Sunday, October 1, 2023

THE PRESIDENT'S WIFE, historical fiction about very interesting relationship that helped change the Constitution & world history


THE PRESIDENT'S WIFE
TRACEY ENERSON WOOD

Sourcebooks Landmark (non-affiliate Amazon link)
$27.99 hardcover, available now

Rating: 3.75* of five

The Publisher Says: The incredible story of the First Lady who clandestinely assumed the presidency

Socialite Edith Bolling has been in no hurry to find a new husband since she was widowed, preferring to fill her days with good friends and travel. But the enchanting courting of President Woodrow Wilson wins Edith over and she becomes the First Lady of the United States. The position is uncomfortable for the fiercely independent Edith, but she's determined to rise to the challenges of her new marriage—from the bloodthirsty press to the shadows of the first World War.

Warming to her new role, Edith is soon indispensable to her husband's presidency. She replaces the staff that Woodrow finds distracting, and discusses policy with him daily. Throughout the war, she encrypts top- secret messages and despite lacking formal education becomes an important adviser. When peace talks begin in Europe, she attends at Woodrow's side. But just as the critical fight to ratify the treaty to end the war and create a League of Nations in order to prevent another, Woodrow's always-delicate health takes a dramatic turn for the worse. In her determination to preserve both his progress and his reputation, Edith all but assumes the presidency herself.

Now, Edith must contend with the demands of a tumultuous country, the secrets of Woodrow's true condition, and the potentially devastating consequences of her failure. At once sweeping and intimate, The President's Wife is an astonishing portrait of a courageous First Lady and the sacrifices she made to protect her husband and her country at all costs.

I RECEIVED A DRC FROM THE PUBLISHER VIA NETGALLEY. THANK YOU.

My Review
: Charming historical fiction about two people of riper years whose love for each other is tested, re-tested, and ultimately short-lived due to death.

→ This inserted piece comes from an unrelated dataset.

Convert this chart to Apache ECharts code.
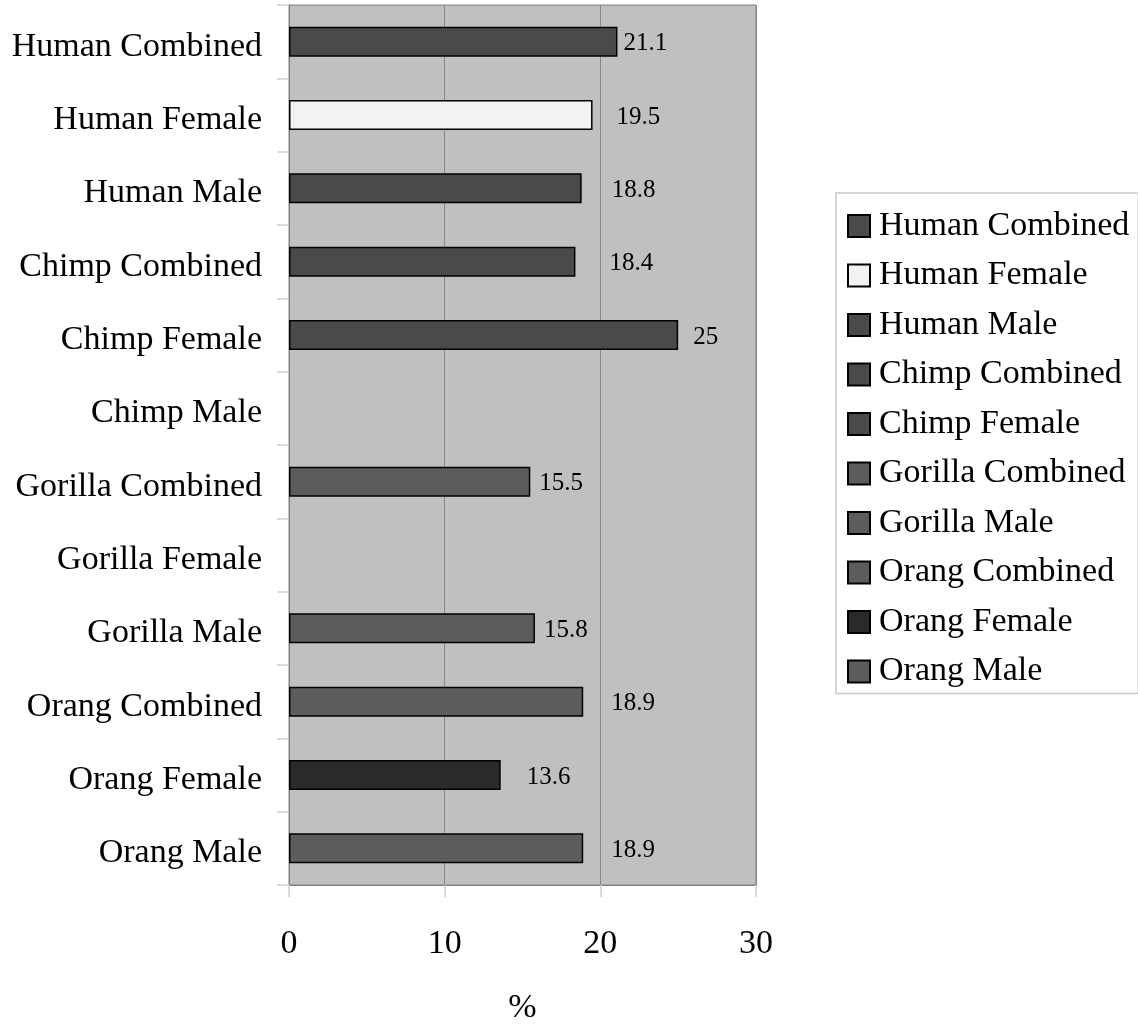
<!DOCTYPE html>
<html>
<head>
<meta charset="utf-8">
<title>Bar chart</title>
<script src="https://cdn.jsdelivr.net/npm/echarts@6/dist/echarts.min.js"></script>
<style>
  html, body { margin: 0; padding: 0; background: #fff; }
  #chart { width: 1138px; height: 1027px; }
</style>
</head>
<body>
<div id="chart"></div>
<script>
// Categories, top to bottom
const categories = [
  'Human Combined', 'Human Female', 'Human Male',
  'Chimp Combined', 'Chimp Female', 'Chimp Male',
  'Gorilla Combined', 'Gorilla Female', 'Gorilla Male',
  'Orang Combined', 'Orang Female', 'Orang Male'
];
// Percent values (null = no data for that group)
const values = [21.1, 19.5, 18.8, 18.4, 25, null, 15.5, null, 15.8, 18.9, 13.6, 18.9];
// Series shown in the legend, one per group that has data
const seriesNames = [
  'Human Combined', 'Human Female', 'Human Male', 'Chimp Combined', 'Chimp Female',
  'Gorilla Combined', 'Gorilla Male', 'Orang Combined', 'Orang Female', 'Orang Male'
];
const seriesColors = [
  '#4a4a4a', '#f2f2f2', '#4a4a4a', '#4a4a4a', '#4a4a4a',
  '#5c5c5c', '#5c5c5c', '#5c5c5c', '#2a2a2a', '#5c5c5c'
];
// Gap between bar end and its value label
const labelGaps = [6, 24, 30, 34, 15, 9, 9, 28, 26, 28];
const xTicks = { min: 0, max: 30, interval: 10 };

const FONT = '"Liberation Serif", "Times New Roman", serif';

const series = seriesNames.map((name, i) => {
  const idx = categories.indexOf(name);
  return {
    name: name,
    type: 'bar',
    barWidth: 30,
    barGap: '-100%',
    itemStyle: { color: seriesColors[i], borderColor: '#000', borderWidth: 1.5 },
    label: {
      show: true,
      position: 'right',
      distance: labelGaps[i],
      offset: [0, 2],
      color: '#000',
      fontFamily: FONT,
      fontSize: 25,
      formatter: p => p.value == null ? '' : String(p.value)
    },
    data: categories.map((c, k) => (k === idx ? values[k] : null))
  };
});

const chart = echarts.init(document.getElementById('chart'), null, { renderer: 'canvas' });
chart.setOption({
  animation: false,
  backgroundColor: '#fff',
  grid: {
    left: 289, top: 5, width: 467, height: 880,
    outerBoundsMode: 'none',
    containLabel: false,
    show: true, backgroundColor: '#c0c0c0', borderColor: '#808080', borderWidth: 1
  },
  legend: {
    orient: 'vertical',
    left: 836, top: 193,
    padding: [16, 9, 5, 11],
    itemGap: 15.5,
    itemWidth: 22, itemHeight: 22,
    icon: 'rect',
    backgroundColor: '#fff',
    borderColor: '#c8c8c8',
    borderWidth: 1.5,
    textStyle: { fontFamily: FONT, fontSize: 34, color: '#000', lineHeight: 34, padding: [0, 0, 0, 4] },
    data: seriesNames
  },
  xAxis: {
    type: 'value',
    min: xTicks.min, max: xTicks.max, interval: xTicks.interval,
    name: '%',
    nameLocation: 'middle',
    nameGap: 106,
    nameTextStyle: { fontFamily: FONT, fontSize: 34, color: '#000' },
    axisLine: { show: true, lineStyle: { color: '#808080', width: 1 } },
    axisTick: { show: true, length: 12, lineStyle: { color: '#d0d0d0', width: 1.5 } },
    axisLabel: { fontFamily: FONT, fontSize: 34, color: '#000', margin: 42 },
    splitLine: { show: true, lineStyle: { color: '#888', width: 1 } }
  },
  yAxis: {
    type: 'category',
    data: categories,
    inverse: true,
    axisLine: { show: true, lineStyle: { color: '#808080', width: 1 } },
    axisTick: { show: true, length: 12, alignWithLabel: false, lineStyle: { color: '#d0d0d0', width: 1.5 } },
    axisLabel: {
      margin: 27,
      formatter: v => '{c|' + v + '}',
      rich: {
        c: { fontFamily: FONT, fontSize: 34, color: '#000', padding: [10, 0, 0, 0] }
      }
    },
    splitLine: { show: false }
  },
  series: series
});
</script>
</body>
</html>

So many things about Woodrow Wilson are awful to me. A racist, an ivory-tower academic without the track record to be the strong-arming law-ramming president thr first World War demanded; but most of all the man who gave away the keys to the economy to the banksters of Jekyll Island's cabal in 1913, thus dooming us to cycles of boom and bust that would only get worse every time the banksters clawed more money from our pockets to feed their greed and gambling addiction.

*ahem*

That not being what this book's about, let me tell you about it, not him.

First of all, it's a novel about two older people whose lives are mostly behind them finding comfort and companionship at the end. That one of them is the president of the US is, in a strange way, tangential to their story. They had a true connection to each other as people, as a man and a woman left alone by the deaths of their spouses. Author Wood gives us the sense that, had they met without this central fact being present, they likely would've had an affair because they were so simpatico. The way their relationship played out, so very publicly, and at such high volume, meant that the end of the affair was inevitably going to be marriage...nothing less would assuage the "moral standards" of the day. Edith Bolling was, thank goodness, a practical person, aware of the world around her and its demands; also to be praised is her full belief in Wilson's political and social progressivism (as far as it went, anyway), so her voice was added to his, not in conflict with it in the battles he was waging.

The Great War, as World War One was called at the time, was only one item on Wilson's plate and isn't the major focus of the book. More weight is given to the all-important enfranchisement of women. This is the one unqualified success of Wilson's presidency. Edith Bolling Wilson was influential on the president's support for this amendment to the Constitution.

Again, more important than the history lesson of the book is the close relationship between these two people. The background of their lives together was always public, and the work they did together was consequential to this very day. But they themselves, as people, are Author Wood's focus. She does not present them as superhuman archetypes. Thy are believable characters, strong people with powerful convictions, who found each other in the last act of the play that is a human's life. Their needs and their interests matched so well that it feels, to this elderly reader, as though they each found the satisfaction of an entire lifetime's search for their best partner.

It's a fine story, about interesting people, and it's told well. Enjoy it soon.